Sunday, 4 October 2009

Assassins Creed quick game usability assessment

Assassins Creed - PC version

I will be putting down my thoughts on various games from a user experience perspective here. Here's my first review...

Good game. Hard controls.

It's a great sandbox. Players can complete missions in a variety of ways, they're free to explore and experiment new techniques and find new
ways to play - always a good sign. Allowing players to play their own way allows players to entertain themselves - messing around or playing seriously whenever the feel like doing so.

The game encourages flow, it's so easy to run, jump and climb all over the city. Very little cognitive effort is involved in performing actions - players just move without having to stop and think what to do next.

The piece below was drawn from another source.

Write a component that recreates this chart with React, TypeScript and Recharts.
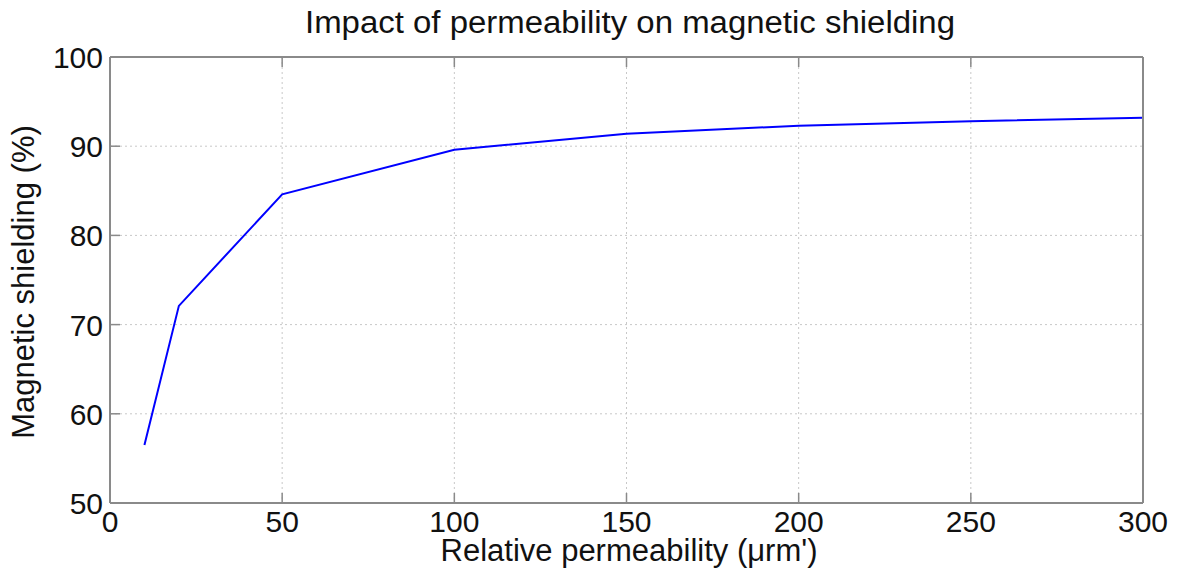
import React from 'react';
import {
  LineChart, Line, XAxis, YAxis, CartesianGrid,
} from 'recharts';

const permeability = [10, 20, 50, 100, 150, 200, 250, 300];
const shielding = [56.5, 72.1, 84.6, 89.6, 91.4, 92.3, 92.8, 93.2];
const xTicks = [0, 50, 100, 150, 200, 250, 300];
const yTicks = [50, 60, 70, 80, 90, 100];

const data = permeability.map((p, i) => ({ p, s: shielding[i] }));

const FONT = '"Liberation Sans", Arial, sans-serif';
const AXIS = '#8a8a8a';
const TICK_LEN = 10;

function BottomTick(props: any) {
  const { x, y, payload } = props;
  return (
    <g>
      <line x1={x} y1={y} x2={x} y2={y - TICK_LEN} stroke={AXIS} strokeWidth={1.5} />
      <text x={x} y={y + 29} textAnchor="middle" fontSize={30} fontFamily={FONT} fill="#111">
        {payload.value}
      </text>
    </g>
  );
}

function TopTick(props: any) {
  const { x, y } = props;
  return <line x1={x} y1={y} x2={x} y2={y + TICK_LEN} stroke={AXIS} strokeWidth={1.5} />;
}

function LeftTick(props: any) {
  const { x, y, payload } = props;
  return (
    <g>
      <line x1={x} y1={y} x2={x + TICK_LEN} y2={y} stroke={AXIS} strokeWidth={1.5} />
      <text x={x - 7} y={y + 11} textAnchor="end" fontSize={30} fontFamily={FONT} fill="#111">
        {payload.value}
      </text>
    </g>
  );
}

function RightTick(props: any) {
  const { x, y } = props;
  return <line x1={x} y1={y} x2={x - TICK_LEN} y2={y} stroke={AXIS} strokeWidth={1.5} />;
}

export default function App() {
  return (
    <div style={{ position: 'absolute', left: 0, top: 0, width: 1179, height: 571, background: '#fff' }}>
      <LineChart
        width={1179}
        height={571}
        data={data}
        margin={{ top: 56, right: 35, bottom: 28, left: 50 }}
      >
        <CartesianGrid
          xAxisId="b"
          yAxisId="l"
          stroke="#c8c8c8"
          strokeDasharray="2 3"
        />
        <XAxis
          xAxisId="b"
          dataKey="p"
          type="number"
          domain={[0, 300]}
          ticks={xTicks}
          height={40}
          tickSize={0}
          tickMargin={0}
          stroke={AXIS}
          strokeWidth={2}
          tick={<BottomTick />}
          tickLine={false}
          interval={0}
        />
        <XAxis
          xAxisId="t"
          orientation="top"
          dataKey="p"
          type="number"
          domain={[0, 300]}
          ticks={xTicks}
          height={1}
          tickSize={0}
          tickMargin={0}
          stroke={AXIS}
          strokeWidth={2}
          tick={<TopTick />}
          tickLine={false}
          interval={0}
        />
        <YAxis
          yAxisId="l"
          type="number"
          domain={[50, 100]}
          ticks={yTicks}
          width={60}
          tickSize={0}
          tickMargin={0}
          stroke={AXIS}
          strokeWidth={2}
          tick={<LeftTick />}
          tickLine={false}
          interval={0}
        />
        <YAxis
          yAxisId="r"
          orientation="right"
          type="number"
          domain={[50, 100]}
          ticks={yTicks}
          width={1}
          tickSize={0}
          tickMargin={0}
          stroke={AXIS}
          strokeWidth={2}
          tick={<RightTick />}
          tickLine={false}
          interval={0}
        />
        <Line
          xAxisId="b"
          yAxisId="l"
          type="linear"
          dataKey="s"
          stroke="#0000ff"
          strokeWidth={2}
          dot={false}
          isAnimationActive={false}
        />
      </LineChart>
      <svg
        width={1179}
        height={571}
        style={{ position: 'absolute', left: 0, top: 0, pointerEvents: 'none' }}
      >
        <text x={630} y={33} textAnchor="middle" fontSize={31} fontFamily={FONT} fill="#111"
          textLength={650} lengthAdjust="spacingAndGlyphs">
          Impact of permeability on magnetic shielding
        </text>
        <text x={629} y={561} textAnchor="middle" fontSize={31} fontFamily={FONT} fill="#111">
          Relative permeability ({'\u03bc'}rm')
        </text>
        <text x={34} y={282} textAnchor="middle" fontSize={31} fontFamily={FONT} fill="#111"
          transform="rotate(-90, 34, 282)">
          Magnetic shielding (%)
        </text>
      </svg>
    </div>
  );
}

The controls are too complex.

*Please note - I'm discussing the PC version*

To get a gauge of how complex controls are you could use
control dimensionality (as described by Activision Central design, and 21st Century game design). This pulls a games controls into a number, so you can do direct comparisons with other games to see how much more or less complex 1 games controls are compared to another. Simply put, the less complex a games control, the better. The control dimensionality is calculated below:

3D movement (in/out, left/right, up/down) = 3
2D camera = 2
8 key actions (left hand (high/low profile), right hand (high/low profile), run/walk (high/low profile), head, target lock) = 8 * 0.5 = 4

Total = 3 + 2 + 4 = 9

There's no way of knowing if this is too high or too low without comparing it to other games. I'm going to stick my neck out and say it's high... As this blog continues we'll be able to compare this to others.

The complex controls are accentuated by the game using modes (high and low profile). This means the same buttons perform different actions depending on the mode the player is in. This can cause real problems. In my experience modes will always cause confusion, and especially when under time pressure (like playing a game).

Also the game is a poor port onto the PC from the console versions. The on screen advice tells you to press the trigger button (advice for those using the 360 controller). The manual isn't much help either... There's 6 pages summarising all the actions possible, but I spent about 5 minutes trying to work out what buttons were for what actions.

The game controls were a risk. Ubisoft should (and probably did) have tested the controls with users as soon as a working prototype was available, before committing to any significant degree.

Also take more care and attention on porting to the PC. Put the right controls on the screen, or at least remove the on screen prompts. Ensure the new manuals for the new version include the controls.

What do you think? Do you agree with my thoughts? Or do you think I've over exaggerated it's problems?